Ekkehard Koch, ein begnadeter Börnicker Künstler, hatte mit Bildern, die er auf dem „echten“ Jakobsweg in Spanien gezeichnet hat, viel Sehenswertes beigesteuert.
Vor dem Weitermarsch warfen alle noch einen Blick durch das „Bernauer Fenster“, eine große Holzkonstruktion, die den schönen Blick auf die Hussitenstadt hervorragend einrahmt.
Auf einem langen, geraden Feldweg geht es von hier bis zum nächstgelegenen Bernauer Neubaugebiet, das dicht an den Grundstücksgrenzen im Uhrzeigersinn halb umrundet wird.

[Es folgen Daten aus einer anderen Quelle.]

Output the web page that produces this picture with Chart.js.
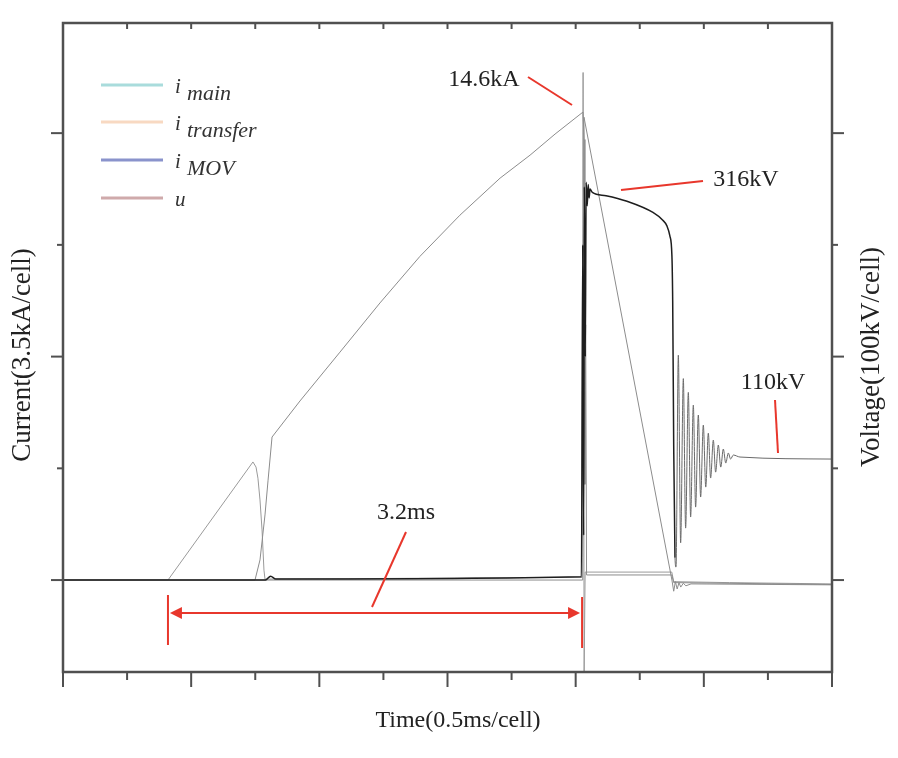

Sobald die Nord-West-Ecke des Neubaugebietes erreicht ist, geht es nach links durch ein winziges Wäldchen zur Bahnhofspassage. Der gläserne Rundturm auf diesem Einkaufszentrum, der Behörden und medizinische Einrichtungen beherbergt, dient dabei als Wegmarke.
Links vorbei gelangt man zum Busbahnhof, unserem Ziel.
Während des Wartens auf den Bus zurück nach Werneuchen nutzen viele die Gelegenheit, sich einen Stempel in den von der Stadtinfo herausgegebenen Pilgerpass geben zu lassen.
Leider ist im Zeitplan nicht vorgesehen, sich zum Abschluss der Wanderung in Bernau umzusehen, obwohl die Stadt in ihren Mauern so viel Interessantes zu bieten hat.
Diese Etappe war ganz anders als die anderen, da es die einzige war, die in einer großen Gruppe gelaufen wurde. Während auf den anderen Wegstrecken über Stunden Stille herrschte, war hier ein ständiges Plaudern und Gedrängel, aber kaum ein Innehalten zu erleben.
Es war eine schöne Wanderung, für die den Organisatoren großes Lob zusteht. Aber innerlich sträubt sich vieles dagegen, statt „Wandern“ den Begriff „Pilgern“ zu verwenden.